I thought not speaking would be the biggest challenge, but I was much more keenly aware of others not speaking to me. People would avert their eyes as we passed each other – did this mean they hated me? I’d find myself accidentally saying aloud, “Sorry” (yes, I am a woman) if I crashed into someone, and they wouldn’t respond with “No worries.” Which, of course, made me think – maybe there were worries.
I couldn’t help but wonder if there were cliques. Like all other social activities, there was certainly a “right” way to dress, and no, I did not bring baggy pants, a parka, Birkenstocks, or beads, so no, I did not fit in with the cool kids. Every time my roommate left the room without acknowledging me (which was, of course, against the rules), I had to wonder if she’d been invited to a party I didn’t know about – it was freshman year of college all over again.
And then, as everyone said they would, the Buddhist teachings started to work their magic on me. The teachers were all smiles and laughs when they sat on the dais together and taught us the practice, and I grew to love them. As my heart began to open to my teachers, my judgments changed about the other meditators. I saw them show kindness without their words. My roommate (yes, the same one hanging out without me!) left out anti-itch cream for me when my neck had been destroyed by bugs following an ill-informed romp in the woods. I was brought to tears by a man who spent 15 minutes guiding a tiny silverfish to safety during a yoga class. I felt gratitude for the staff members who never called me out for taking too many cough drops.

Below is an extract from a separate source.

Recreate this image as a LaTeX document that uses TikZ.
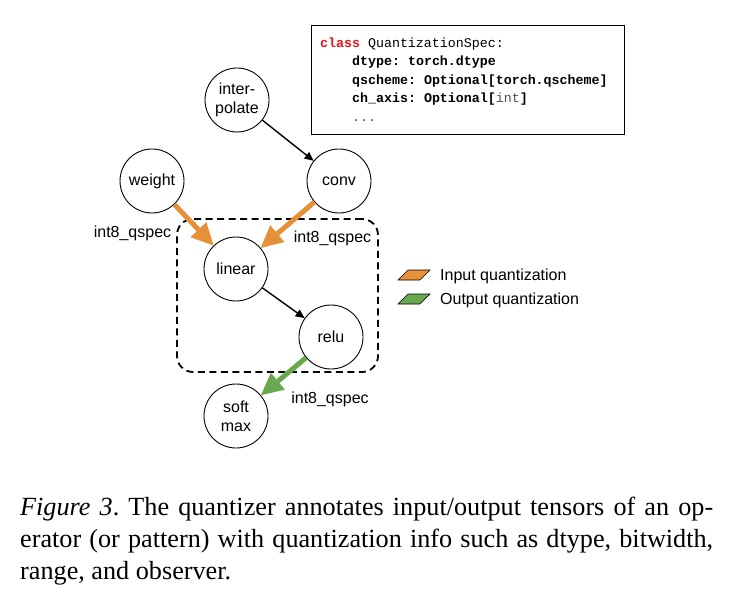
\documentclass[tikz,border=0pt]{standalone}
\usepackage{fontspec}
\setmainfont{Liberation Serif}
\newfontfamily\arialf{Liberation Sans}
\newfontfamily\monof{Liberation Mono}
\usetikzlibrary{arrows.meta}
\definecolor{qorange}{HTML}{E69138}
\definecolor{qgreen}{HTML}{6AA84F}
\definecolor{kwred}{HTML}{E8141A}
\definecolor{typgray}{HTML}{505050}
\frenchspacing
\begin{document}
\begin{tikzpicture}[x=1pt,y=-1pt,
  op/.style={circle, draw, line width=0.9pt, minimum size=64pt, inner sep=0pt,
             font=\arialf\fontsize{16}{19}\selectfont, align=center},
  lbl/.style={font=\arialf\fontsize{16}{19}\selectfont, inner sep=0pt},
  codeline/.style={font=\monof\bfseries\fontsize{13.3}{16}\selectfont, inner sep=0pt, anchor=base west},
  capline/.style={font=\fontsize{26.2}{32}\selectfont, inner sep=0pt, anchor=base west},
  plain/.style={line width=1.4pt, -{Triangle[length=9pt,width=8pt]}},
  qin/.style={draw=qorange, line width=5pt, -{Triangle[length=22pt,width=22pt,line width=0pt]}},
  qout/.style={draw=qgreen, line width=5pt, -{Triangle[length=22pt,width=22pt,line width=0pt]}},
  legendbox/.style={draw, line width=0.6pt}]
\useasboundingbox (0,0) rectangle (730,612);

% code box
\node[draw, line width=1pt, minimum width=313pt, minimum height=109pt, inner sep=0pt] (code) at (467.5,80.5) {};
\node[codeline] (c1) at (320,47.5) {\textcolor{kwred}{class} {\mdseries QuantizationSpec:}};
\node[codeline] (c2) at (352,66) {dtype: torch.dtype};
\node[codeline] (c3) at (352,84.5) {qscheme: Optional[torch.qscheme]};
\node[codeline] (c4) at (352,103) {ch\_axis: Optional[\textcolor{typgray}{\mdseries int}]};
\node[codeline] (c5) at (352,121.5) {\textcolor{typgray}{\mdseries ...}};

% group box
\node[draw, line width=1.8pt, dash pattern=on 7pt off 4.5pt, rounded corners=16pt,
      minimum width=201pt, minimum height=153pt, inner sep=0pt] (grp) at (277.5,295.5) {};

% operators
\node[op] (interp) at (237,100) {inter-\\polate};
\node[op] (weight) at (152,181) {weight};
\node[op] (conv) at (339,181) {conv};
\node[op] (linear) at (236,269) {linear};
\node[op] (relu) at (331,337) {relu};
\node[op] (softmax) at (236,416) {soft\\max};

% edges
\draw[plain] (interp) -- (conv);
\draw[plain] (linear) -- (relu);
\draw[qin] (weight) -- (linear);
\draw[qin] (conv) -- (linear);
\draw[qout] (relu) -- (softmax);

% labels
\node[lbl] (l1) at (132.5,233) {int8\_qspec};
\node[lbl] (l2) at (332.5,238) {int8\_qspec};
\node[lbl] (l3) at (330,399) {int8\_qspec};

% legend
\draw[legendbox, fill=qorange] (398,280) -- (408,270) -- (430,270) -- (420,280) -- cycle;
\draw[legendbox, fill=qgreen] (398,304) -- (408,294) -- (430,294) -- (420,304) -- cycle;
\node[lbl, anchor=west] (li) at (440,276) {Input quantization};
\node[lbl, anchor=west] (lo) at (440,300) {Output quantization};

% caption
\node[capline] (cap1) at (20,515) {\makebox[693pt][s]{\textit{Figure 3}. The quantizer annotates input/output tensors of an op-}};
\node[capline] (cap2) at (20,547) {\makebox[693pt][s]{erator (or pattern) with quantization info such as dtype, bitwidth,}};
\node[capline] (cap3) at (20,579) {range, and observer.};
\end{tikzpicture}
\end{document}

Once I started receiving their kindness, I wanted to show everyone who I was, too. I wanted them to know that I could be kind, if not slow. One morning, I completely failed at peeling an orange and squirted juice into my face, lost control of the fruit, and chased it under the table. I emerged to my tablemates smiling warmly at me. They were probably making fun of me, but I didn’t care. I was able to be slow. I held the doors for those many seconds away. I waited to get food last – the healthy stuff always ran out, and I preferred the complimentary peanut butter anyway. I left notes for my teachers thanking them for their wisdom. I noticed joy.
My initial misgivings were based on lopsided information – I knew exactly what was going on in my own brain, but nothing of what was going on in anyone else’s. The start of the retreat felt like the opening few minutes of The Handmaid’s Tale when Elisabeth Moss assumes Alexis Bledel is a “pious little shit,” only to later learn Bledel is an active part of the resistance. I could only assume everyone else was achieving profound enlightenment while I counted the number of tassels on my meditation cushion. But I had no way of knowing, so I had leapt to cruel assumptions instead.
Then, I realized the obvious – my attitude towards others at the retreat depended solely on how I personally was feeling. When I felt myself failing, I resented the others who seemed at peace. When I began to sense personal growth, I felt gratitude for those embarking on this voyage with me. I had no choice but to take this realization to its logical conclusion – my judgments about people in general often depend only on my own mood.
Silent or not, I’m characterizing people based on incomplete information, and I have no objective, unified standards with which I judge the actions of others. I had not found isolation on this retreat, and I did not find “enlightenment.” What I did find was a group of 100 kind people who spoke silently to me, and also, a lot of hair in the communal showers.